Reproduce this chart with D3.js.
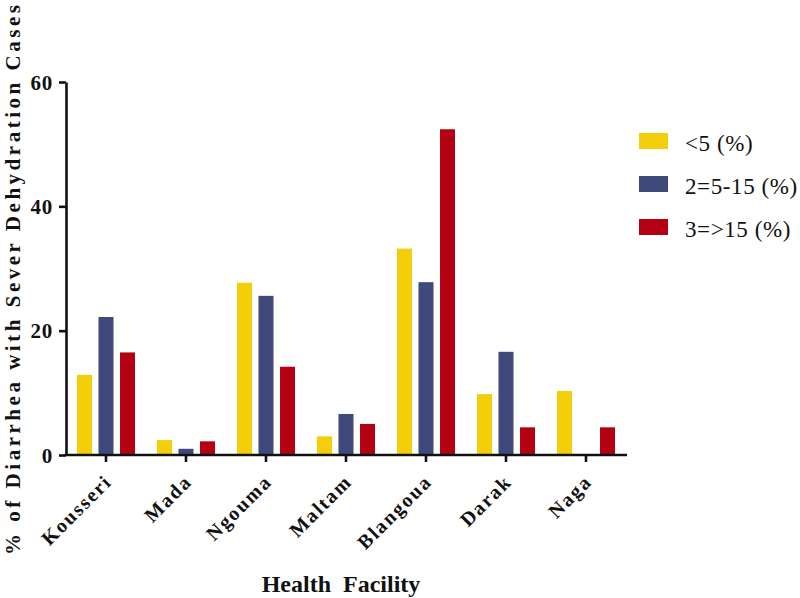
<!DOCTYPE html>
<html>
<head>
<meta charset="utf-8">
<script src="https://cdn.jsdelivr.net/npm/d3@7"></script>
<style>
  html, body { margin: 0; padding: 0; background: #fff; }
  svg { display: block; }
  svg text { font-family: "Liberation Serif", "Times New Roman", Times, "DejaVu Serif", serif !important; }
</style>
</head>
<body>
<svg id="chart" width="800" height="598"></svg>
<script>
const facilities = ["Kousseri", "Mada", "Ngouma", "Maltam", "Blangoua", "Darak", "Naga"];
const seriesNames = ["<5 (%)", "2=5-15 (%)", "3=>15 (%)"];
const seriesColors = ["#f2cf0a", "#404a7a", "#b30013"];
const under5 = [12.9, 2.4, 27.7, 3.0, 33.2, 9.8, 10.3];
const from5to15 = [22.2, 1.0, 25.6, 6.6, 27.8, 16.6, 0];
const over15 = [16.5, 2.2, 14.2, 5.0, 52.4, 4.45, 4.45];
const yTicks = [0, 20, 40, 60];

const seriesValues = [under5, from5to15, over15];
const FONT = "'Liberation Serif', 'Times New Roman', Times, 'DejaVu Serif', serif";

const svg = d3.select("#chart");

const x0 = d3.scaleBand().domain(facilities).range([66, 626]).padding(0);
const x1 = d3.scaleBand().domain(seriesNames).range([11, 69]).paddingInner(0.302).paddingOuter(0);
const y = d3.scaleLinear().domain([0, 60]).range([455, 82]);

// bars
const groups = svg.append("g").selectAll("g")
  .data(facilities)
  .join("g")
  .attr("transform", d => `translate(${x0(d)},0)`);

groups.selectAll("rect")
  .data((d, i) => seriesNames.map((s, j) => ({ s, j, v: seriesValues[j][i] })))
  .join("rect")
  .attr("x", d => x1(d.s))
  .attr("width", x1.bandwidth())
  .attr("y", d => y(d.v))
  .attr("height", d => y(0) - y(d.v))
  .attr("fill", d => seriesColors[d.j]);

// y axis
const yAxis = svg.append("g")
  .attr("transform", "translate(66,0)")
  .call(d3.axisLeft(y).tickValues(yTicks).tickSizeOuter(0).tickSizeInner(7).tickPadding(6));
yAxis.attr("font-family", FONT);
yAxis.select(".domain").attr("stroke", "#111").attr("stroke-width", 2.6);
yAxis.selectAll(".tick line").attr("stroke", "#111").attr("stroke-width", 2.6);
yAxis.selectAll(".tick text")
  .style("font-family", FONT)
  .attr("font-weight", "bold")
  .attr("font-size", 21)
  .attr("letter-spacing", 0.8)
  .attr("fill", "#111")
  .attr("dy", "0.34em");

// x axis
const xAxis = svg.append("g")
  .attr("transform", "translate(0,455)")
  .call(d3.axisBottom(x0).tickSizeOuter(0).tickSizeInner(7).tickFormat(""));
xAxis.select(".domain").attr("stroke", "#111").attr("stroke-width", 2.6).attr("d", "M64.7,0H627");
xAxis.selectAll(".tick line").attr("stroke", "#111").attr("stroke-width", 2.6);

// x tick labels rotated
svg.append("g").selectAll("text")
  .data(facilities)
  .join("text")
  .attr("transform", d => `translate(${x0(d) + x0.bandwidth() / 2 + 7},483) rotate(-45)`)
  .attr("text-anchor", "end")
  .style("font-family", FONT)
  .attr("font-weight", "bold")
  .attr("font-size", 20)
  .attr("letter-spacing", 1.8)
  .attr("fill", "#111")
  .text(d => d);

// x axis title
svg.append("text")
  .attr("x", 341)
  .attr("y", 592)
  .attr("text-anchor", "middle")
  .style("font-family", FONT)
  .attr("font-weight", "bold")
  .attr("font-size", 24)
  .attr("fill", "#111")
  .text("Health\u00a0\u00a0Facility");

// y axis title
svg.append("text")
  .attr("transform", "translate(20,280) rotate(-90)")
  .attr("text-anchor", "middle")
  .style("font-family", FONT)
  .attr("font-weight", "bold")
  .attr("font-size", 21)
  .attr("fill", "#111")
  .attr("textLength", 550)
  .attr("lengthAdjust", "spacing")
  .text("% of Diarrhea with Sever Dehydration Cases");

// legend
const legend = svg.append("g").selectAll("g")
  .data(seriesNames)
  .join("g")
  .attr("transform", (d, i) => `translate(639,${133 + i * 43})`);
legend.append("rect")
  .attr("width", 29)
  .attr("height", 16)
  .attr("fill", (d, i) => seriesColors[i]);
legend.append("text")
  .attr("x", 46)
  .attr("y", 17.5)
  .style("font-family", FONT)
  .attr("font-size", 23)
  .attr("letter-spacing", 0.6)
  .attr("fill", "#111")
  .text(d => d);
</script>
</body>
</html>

● **EXERCISE REQUIREMENTS**: All the lines above are to be reproduced exactly, except the pictures.

● **EXERCISE SOLUTION**:
Reproduce this chart with D3.js.
<!DOCTYPE html>
<html>
<head>
<meta charset="utf-8">
<script src="https://cdn.jsdelivr.net/npm/d3@7"></script>
<style>
  html, body { margin: 0; padding: 0; background: #fff; }
  svg { display: block; }
  svg text { font-family: "Liberation Serif", "Times New Roman", Times, "DejaVu Serif", serif !important; }
</style>
</head>
<body>
<svg id="chart" width="800" height="598"></svg>
<script>
const facilities = ["Kousseri", "Mada", "Ngouma", "Maltam", "Blangoua", "Darak", "Naga"];
const seriesNames = ["<5 (%)", "2=5-15 (%)", "3=>15 (%)"];
const seriesColors = ["#f2cf0a", "#404a7a", "#b30013"];
const under5 = [12.9, 2.4, 27.7, 3.0, 33.2, 9.8, 10.3];
const from5to15 = [22.2, 1.0, 25.6, 6.6, 27.8, 16.6, 0];
const over15 = [16.5, 2.2, 14.2, 5.0, 52.4, 4.45, 4.45];
const yTicks = [0, 20, 40, 60];

const seriesValues = [under5, from5to15, over15];
const FONT = "'Liberation Serif', 'Times New Roman', Times, 'DejaVu Serif', serif";

const svg = d3.select("#chart");

const x0 = d3.scaleBand().domain(facilities).range([66, 626]).padding(0);
const x1 = d3.scaleBand().domain(seriesNames).range([11, 69]).paddingInner(0.302).paddingOuter(0);
const y = d3.scaleLinear().domain([0, 60]).range([455, 82]);

// bars
const groups = svg.append("g").selectAll("g")
  .data(facilities)
  .join("g")
  .attr("transform", d => `translate(${x0(d)},0)`);

groups.selectAll("rect")
  .data((d, i) => seriesNames.map((s, j) => ({ s, j, v: seriesValues[j][i] })))
  .join("rect")
  .attr("x", d => x1(d.s))
  .attr("width", x1.bandwidth())
  .attr("y", d => y(d.v))
  .attr("height", d => y(0) - y(d.v))
  .attr("fill", d => seriesColors[d.j]);

// y axis
const yAxis = svg.append("g")
  .attr("transform", "translate(66,0)")
  .call(d3.axisLeft(y).tickValues(yTicks).tickSizeOuter(0).tickSizeInner(7).tickPadding(6));
yAxis.attr("font-family", FONT);
yAxis.select(".domain").attr("stroke", "#111").attr("stroke-width", 2.6);
yAxis.selectAll(".tick line").attr("stroke", "#111").attr("stroke-width", 2.6);
yAxis.selectAll(".tick text")
  .style("font-family", FONT)
  .attr("font-weight", "bold")
  .attr("font-size", 21)
  .attr("letter-spacing", 0.8)
  .attr("fill", "#111")
  .attr("dy", "0.34em");

// x axis
const xAxis = svg.append("g")
  .attr("transform", "translate(0,455)")
  .call(d3.axisBottom(x0).tickSizeOuter(0).tickSizeInner(7).tickFormat(""));
xAxis.select(".domain").attr("stroke", "#111").attr("stroke-width", 2.6).attr("d", "M64.7,0H627");
xAxis.selectAll(".tick line").attr("stroke", "#111").attr("stroke-width", 2.6);

// x tick labels rotated
svg.append("g").selectAll("text")
  .data(facilities)
  .join("text")
  .attr("transform", d => `translate(${x0(d) + x0.bandwidth() / 2 + 7},483) rotate(-45)`)
  .attr("text-anchor", "end")
  .style("font-family", FONT)
  .attr("font-weight", "bold")
  .attr("font-size", 20)
  .attr("letter-spacing", 1.8)
  .attr("fill", "#111")
  .text(d => d);

// x axis title
svg.append("text")
  .attr("x", 341)
  .attr("y", 592)
  .attr("text-anchor", "middle")
  .style("font-family", FONT)
  .attr("font-weight", "bold")
  .attr("font-size", 24)
  .attr("fill", "#111")
  .text("Health\u00a0\u00a0Facility");

// y axis title
svg.append("text")
  .attr("transform", "translate(20,280) rotate(-90)")
  .attr("text-anchor", "middle")
  .style("font-family", FONT)
  .attr("font-weight", "bold")
  .attr("font-size", 21)
  .attr("fill", "#111")
  .attr("textLength", 550)
  .attr("lengthAdjust", "spacing")
  .text("% of Diarrhea with Sever Dehydration Cases");

// legend
const legend = svg.append("g").selectAll("g")
  .data(seriesNames)
  .join("g")
  .attr("transform", (d, i) => `translate(639,${133 + i * 43})`);
legend.append("rect")
  .attr("width", 29)
  .attr("height", 16)
  .attr("fill", (d, i) => seriesColors[i]);
legend.append("text")
  .attr("x", 46)
  .attr("y", 17.5)
  .style("font-family", FONT)
  .attr("font-size", 23)
  .attr("letter-spacing", 0.6)
  .attr("fill", "#111")
  .text(d => d);
</script>
</body>
</html>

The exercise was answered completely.